Something the youth in America might be used to or take for granted, is a new worldview that Ravi has gotten to indulge in — liberalism.
“Over here, I love being liberal. I get to be independent and I get to walk on the street without having the fear that anyone will judge me,” says Ravi. “Here it is much more open, people don’t care. At home anything you do can be judged.”
Ravi has fallen in love with many privileges she has been given in the United States, but she still misses being immersed in her culture back home. However, in the future Ravi says she can see herself living in America.
“The main reason I came to America is because of the economic situation. It is much better over here and there is a better chance of me succeeding in life, career-wise. I know for a fact that I want to get a full time job over here,” says Ravi, “My dream is to someday work with United Nations. I love my country and my heart is telling me to go back home and work… but if I go back home I lose my track of being in the United States and it could be harder for me to come back and find a job over here.” She holds on to the dream of being able to one day help her home country.

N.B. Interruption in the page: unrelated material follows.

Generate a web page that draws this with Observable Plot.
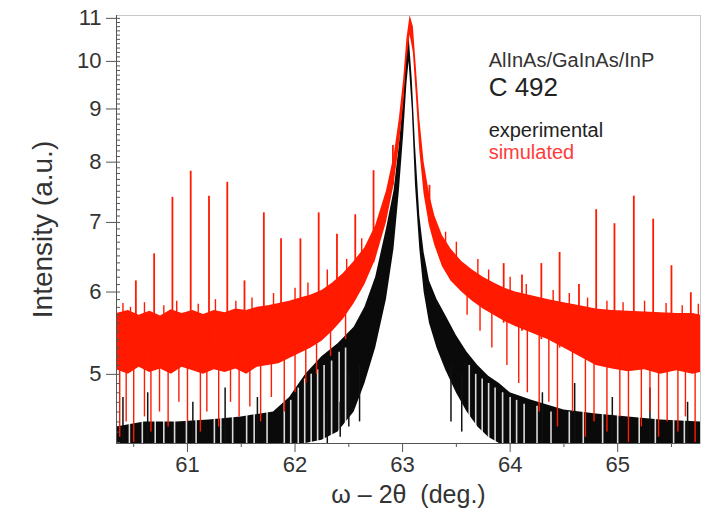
<!DOCTYPE html>
<html><head><meta charset="utf-8">
<script src="https://cdn.jsdelivr.net/npm/d3@7"></script>
<script src="https://cdn.jsdelivr.net/npm/@observablehq/plot@0.6"></script>
<style>
body{margin:0;background:#fff;}
#chart{width:708px;height:521px;}
</style></head><body><div id="chart"></div>
<script>
// ---- axis ticks ----
const xTicks = [61, 62, 63, 64, 65];
const xMinor = [60.5, 61.5, 62.5, 63.5, 64.5, 65.5];
const yTicks = [5, 6, 7, 8, 9, 10, 11];
const yMinor = d3.range(4.3, 11.05, 0.1);

// ---- simulated (red) dense noise band: lower / upper envelope ----
const redX  = [60.34,60.45,60.55,60.65,60.75,60.85,60.95,61.05,61.15,61.25,61.35,61.45,61.55,61.65,61.75,61.85,61.95,62.05,62.15,62.25,62.35,62.45,62.55,62.65,62.75,62.85,62.92,62.97,63.01,63.04,63.07,63.10,63.13,63.16,63.20,63.25,63.30,63.37,63.45,63.55,63.65,63.75,63.85,63.95,64.05,64.2,64.35,64.5,64.65,64.8,64.95,65.1,65.25,65.4,65.55,65.7,65.77];
const redHi = [5.72,5.76,5.70,5.75,5.69,5.77,5.72,5.76,5.71,5.76,5.73,5.78,5.76,5.80,5.82,5.85,5.88,5.92,5.96,6.02,6.12,6.25,6.42,6.62,6.95,7.5,8.1,8.8,9.6,10.5,11.07,10.8,9.8,8.8,8.0,7.45,7.1,6.8,6.6,6.42,6.3,6.2,6.12,6.05,6.0,5.95,5.9,5.86,5.82,5.78,5.76,5.75,5.74,5.73,5.72,5.72,5.70];
const redLo = [5.05,5.0,5.08,5.02,5.06,5.0,5.08,5.04,5.0,5.05,5.02,5.06,5.0,5.08,5.1,5.12,5.18,5.24,5.3,5.38,5.5,5.65,5.85,6.1,6.45,7.0,7.6,8.3,9.1,10.0,10.6,10.2,9.2,8.2,7.45,6.95,6.65,6.35,6.15,6.0,5.88,5.78,5.7,5.62,5.56,5.48,5.4,5.3,5.2,5.1,5.06,5.03,5.05,5.0,5.04,5.0,5.02];

// ---- simulated satellite peaks ----
const redPeakX    = [60.52,60.69,60.86,61.03,61.20,61.37,61.53,61.71,61.87,62.05,62.22,62.39,62.56,62.73,62.91,63.25,63.94,64.11,64.29,64.46,64.64,64.80,64.97,65.15,65.33,65.50,65.68];
const redPeakY    = [6.15,6.53,7.40,7.84,7.42,7.65,6.15,7.15,6.75,6.75,7.15,6.82,7.12,7.85,8.3,7.6,6.39,6.23,6.39,6.55,6.1,7.2,6.98,7.42,7.05,6.36,5.99];
const redPeakBase = [5.3,5.3,5.3,5.3,5.3,5.3,5.3,5.3,5.3,5.3,5.4,5.6,5.9,6.4,7.6,7.0,5.6,5.5,5.4,5.3,5.3,5.3,5.3,5.3,5.3,5.3,5.3];

// ---- simulated noise: short upward spikes above the band ----
const redUpX    = [60.4,60.47,60.6,60.78,60.9,61.1,61.26,61.45,61.6,61.8,62.0,62.12,62.3,62.48,62.62,63.4,63.5,63.7,63.8,64.0,64.15,64.4,64.55,64.72,64.9,65.05,65.25,65.45,65.6,65.75];
const redUpBase = [5.6,5.6,5.6,5.6,5.6,5.6,5.6,5.6,5.6,5.7,5.8,5.85,6.0,6.15,6.4,6.6,6.45,6.2,6.1,5.95,5.85,5.8,5.75,5.7,5.65,5.6,5.6,5.6,5.6,5.6];
const redUpY    = [5.85,5.8,5.86,5.82,5.88,5.84,5.9,5.88,5.92,5.98,6.05,6.12,6.3,6.45,6.75,6.85,6.7,6.45,6.3,6.2,6.1,6.02,5.98,5.92,5.88,5.86,5.88,5.85,5.82,5.84];

// ---- simulated noise: downward dips below the band ----
const redDipX   = [60.37,60.43,60.5,60.6,60.66,60.74,60.82,60.92,61.0,61.12,61.18,61.29,61.4,61.48,61.58,61.68,61.78,61.9,62.0,62.1,62.2,62.33,62.47,63.6,63.72,63.83,63.97,64.08,64.16,64.27,64.36,64.44,64.58,64.7,64.78,64.9,65.02,65.1,65.22,65.3,65.38,65.46,65.56,65.63,65.72];
const redDipTop = [5.3,5.3,5.3,5.3,5.3,5.3,5.3,5.3,5.3,5.3,5.3,5.3,5.3,5.3,5.3,5.3,5.3,5.4,5.4,5.5,5.5,5.7,5.8,6.1,6.0,5.9,5.8,5.7,5.6,5.6,5.5,5.5,5.4,5.4,5.3,5.3,5.3,5.3,5.3,5.3,5.3,5.3,5.3,5.3,5.3];
const redDipY   = [4.35,4.5,4.3,4.55,4.4,4.6,4.45,4.7,4.5,4.4,4.6,4.45,4.7,4.55,4.65,4.5,4.75,4.6,4.8,4.9,5.0,5.2,5.4,5.7,5.5,5.3,5.1,4.9,4.8,4.6,4.7,4.45,4.6,4.35,4.5,4.4,4.55,4.3,4.45,4.6,4.35,4.5,4.4,4.55,4.3];

// ---- experimental (black) band: lower / upper envelope ----
const blackX  = [60.34,60.6,60.9,61.2,61.5,61.8,61.95,62.1,62.25,62.4,62.55,62.65,62.75,62.85,62.92,62.97,63.01,63.04,63.06,63.09,63.12,63.16,63.2,63.25,63.32,63.4,63.5,63.6,63.7,63.8,63.9,64.0,64.2,64.5,64.8,65.1,65.4,65.77];
const blackHi = [4.45,4.5,4.5,4.52,4.55,4.6,4.75,5.0,5.2,5.35,5.55,5.8,6.2,6.9,7.5,8.3,9.2,10.2,10.6,9.6,8.3,7.1,6.55,6.15,5.9,5.7,5.45,5.25,5.1,4.98,4.9,4.8,4.72,4.62,4.58,4.55,4.52,4.5];
const blackLo = [4.29,4.29,4.29,4.29,4.29,4.29,4.29,4.29,4.32,4.4,4.6,4.9,5.3,5.9,6.6,7.5,8.5,9.5,10.0,9.0,7.6,6.6,6.0,5.6,5.3,5.05,4.8,4.6,4.45,4.35,4.29,4.29,4.29,4.29,4.29,4.29,4.29,4.29];

// ---- experimental: white gaps in the noise ----
const gapX   = [60.46,60.58,60.7,60.78,60.88,60.99,61.08,61.25,61.31,61.42,61.55,61.62,61.74,61.9,61.96,62.03,62.09,62.15,62.21,62.27,62.34,62.41,62.47,63.62,63.68,63.74,63.8,63.86,63.93,64.0,64.06,64.13,64.25,64.38,64.55,64.68,64.86,65.0,65.2,65.35,65.52,65.62];
const gapTop = [4.6,4.6,4.6,4.6,4.6,4.6,4.6,4.6,4.6,4.6,4.6,4.62,4.65,4.7,4.72,4.85,4.95,5.0,5.05,5.1,5.15,5.25,5.3,5.1,5.0,4.95,4.9,4.85,4.8,4.75,4.72,4.68,4.66,4.6,4.6,4.6,4.6,4.6,4.6,4.6,4.6,4.6];

// ---- experimental: single noise strokes ----
const blackStrokeX   = [60.4,60.63,61.05,61.35,61.65,62.3,62.42,62.5,62.6,63.45,63.55,64.3,64.6,64.95,65.3,65.65];
const blackStrokeLo  = [4.29,4.29,4.29,4.29,4.29,4.29,4.35,4.45,4.5,4.5,4.4,4.29,4.29,4.29,4.29,4.29];
const blackStrokeHi  = [4.75,4.8,4.7,4.85,4.75,4.6,4.7,5.0,5.1,5.1,5.0,4.8,4.9,4.75,4.85,4.7];

// ---- annotation ----
const noteX = 63.8;
const noteLines = ["AlInAs/GaInAs/InP", "C 492", "experimental", "simulated"];
const noteY = [10.02, 9.44, 8.58, 8.17];
const noteSize = [20, 26, 20, 20];
const noteColor = ["#333", "#222", "#222", "#ff3b3b"];

const RED = "#ff1a00";
const band = (xs, lo, hi) => xs.map((x, i) => ({x, lo: lo[i], hi: hi[i]}));
const rules = (xs, a, b) => xs.map((x, i) => ({x, a: a[i], b: b[i]}));
const notes = noteLines.map((t, i) => ({t, y: noteY[i], s: noteSize[i], c: noteColor[i]}));

const chart = Plot.plot({
  width: 708, height: 521,
  marginLeft: 116, marginRight: 8, marginTop: 15, marginBottom: 78,
  style: {fontFamily: "'Liberation Sans', Arial, sans-serif", fontSize: "22px", color: "#333", background: "#fff"},
  x: {domain: [60.34, 65.77]},
  y: {type: "log", domain: [4.29, 11.07]},
  marks: [
    Plot.areaY(band(blackX, blackLo, blackHi), {x: "x", y1: "lo", y2: "hi", fill: "#0a0a0a", curve: "linear"}),
    Plot.ruleX(rules(gapX, gapX.map(() => 4.29), gapTop), {x: "x", y1: "a", y2: "b", stroke: "#fff", strokeWidth: 1.6, strokeOpacity: 0.85}),
    Plot.ruleX(rules(blackStrokeX, blackStrokeLo, blackStrokeHi), {x: "x", y1: "a", y2: "b", stroke: "#111", strokeWidth: 1.5}),
    Plot.areaY(band(redX, redLo, redHi), {x: "x", y1: "lo", y2: "hi", fill: RED, curve: "linear"}),
    Plot.ruleX(rules(redDipX, redDipTop, redDipY), {x: "x", y1: "a", y2: "b", stroke: RED, strokeWidth: 1.4}),
    Plot.ruleX(rules(redUpX, redUpBase, redUpY), {x: "x", y1: "a", y2: "b", stroke: RED, strokeWidth: 1.4}),
    Plot.ruleX(rules(redPeakX, redPeakBase, redPeakY), {x: "x", y1: "a", y2: "b", stroke: RED, strokeWidth: 1.8}),
    Plot.frame({stroke: "#c8c8c8"}),
    Plot.ruleX([60.34], {stroke: "#555"}),
    Plot.ruleY([4.29], {stroke: "#555"}),
    Plot.axisX({ticks: xTicks, tickSize: 9, tickPadding: 4, tickFormat: d => String(d), label: null, stroke: "#555"}),
    Plot.axisX({ticks: xMinor, tickSize: 4, tickFormat: () => "", label: null, stroke: "#555"}),
    Plot.axisY({ticks: yTicks, tickSize: 10, tickPadding: 5, tickFormat: d => String(d), label: null, stroke: "#555"}),
    Plot.axisY({ticks: yMinor, tickSize: 4, dx: 4, tickFormat: () => "", label: null, stroke: "#555"}),
    Plot.text(["Intensity (a.u.)"], {frameAnchor: "left", dx: -73, rotate: -90, textAnchor: "middle", fontSize: 28, fill: "#333"}),
    Plot.text(["ω – 2θ  (deg.)"], {frameAnchor: "bottom", dy: 59, fontSize: 25, fill: "#333"}),
    Plot.text(notes, {x: noteX, y: "y", text: "t", fontSize: "s", fill: "c", textAnchor: "start"})
  ]
});
document.getElementById("chart").appendChild(chart);
</script>
</body></html>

Ravi will be graduating from Iowa State at the end of 2017, and thus far she has immensely enjoyed her time in America. “I am always grateful for America, just because I am achieving so much and I am so thankful for that,” Ravi explains, “One thing I feel that a lot of people do think is being a minority here is a bad thing, it is not necessarily a bad thing. Maybe I am speaking for myself and I wish I could speak for other cultures too, and other religions because I know a lot of people are suffering…but I have been blessed with having wonderful people around me and people who — I know for a fact — I have a lot of American friends who would stand up for what’s right if anything happens to me.”